> **Objective**: Transcribe everything in the data word for word. Pictures are left out.

> **Records shown**:

★ ★ ★ ★ ★ ★ ★

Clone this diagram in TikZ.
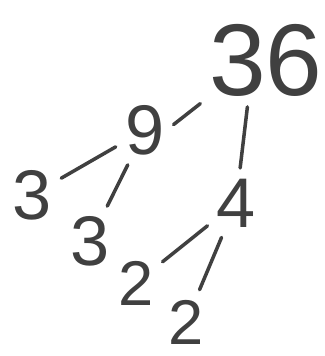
\documentclass[tikz,border=0pt]{standalone}
\usepackage{fontspec}
\setmainfont{Liberation Sans}
\usepackage{tikz}

\tikzset{
  num/.style={text=black!75, inner sep=1pt, font=\fontsize{40}{44}\selectfont},
  big/.style={num, font=\fontsize{58}{62}\selectfont},
  small/.style={num, font=\fontsize{36}{40}\selectfont},
  branch/.style={draw=black!75, line width=2pt, line cap=round, shorten <=5pt, shorten >=5pt}
}

\begin{document}
\begin{tikzpicture}[x=0.02cm, y=-0.02cm]
\useasboundingbox (0,0) rectangle (325,356);
\node[big] (r) at (266,60) {36};
\node[num] (a) at (145,130) {9};
\node[num] (b) at (236,203) {4};
\node[num] (a1) at (32,195) {3};
\node[num] (a2) at (90,241) {3};
\node[small] (b1) at (136,283) {2};
\node[small] (b2) at (186,322) {2};

\coordinate (rs) at ([xshift=-10pt]r.south);
\draw[branch] (r.south west) -- (a.east);
\draw[branch] (rs) -- (b);
\draw[branch] (a) -- (a1);
\draw[branch] (a) -- (a2);
\draw[branch] (b) -- (b1);
\draw[branch] (b) -- (b2);
\end{tikzpicture}
\end{document}
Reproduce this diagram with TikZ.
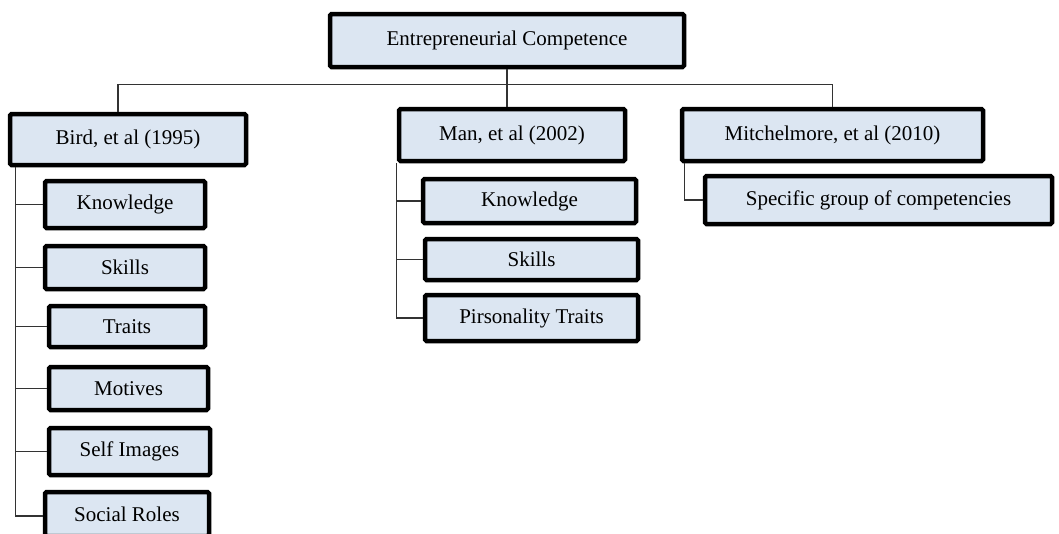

★ ★ ★ ★ ★ ★ ★

> **Exercise result**:
Clone this diagram in TikZ.
\documentclass[tikz,border=0pt]{standalone}
\usepackage{fontspec}
\setmainfont{Liberation Sans}
\usepackage{tikz}

\tikzset{
  num/.style={text=black!75, inner sep=1pt, font=\fontsize{40}{44}\selectfont},
  big/.style={num, font=\fontsize{58}{62}\selectfont},
  small/.style={num, font=\fontsize{36}{40}\selectfont},
  branch/.style={draw=black!75, line width=2pt, line cap=round, shorten <=5pt, shorten >=5pt}
}

\begin{document}
\begin{tikzpicture}[x=0.02cm, y=-0.02cm]
\useasboundingbox (0,0) rectangle (325,356);
\node[big] (r) at (266,60) {36};
\node[num] (a) at (145,130) {9};
\node[num] (b) at (236,203) {4};
\node[num] (a1) at (32,195) {3};
\node[num] (a2) at (90,241) {3};
\node[small] (b1) at (136,283) {2};
\node[small] (b2) at (186,322) {2};

\coordinate (rs) at ([xshift=-10pt]r.south);
\draw[branch] (r.south west) -- (a.east);
\draw[branch] (rs) -- (b);
\draw[branch] (a) -- (a1);
\draw[branch] (a) -- (a2);
\draw[branch] (b) -- (b1);
\draw[branch] (b) -- (b2);
\end{tikzpicture}
\end{document}
Reproduce this diagram with TikZ.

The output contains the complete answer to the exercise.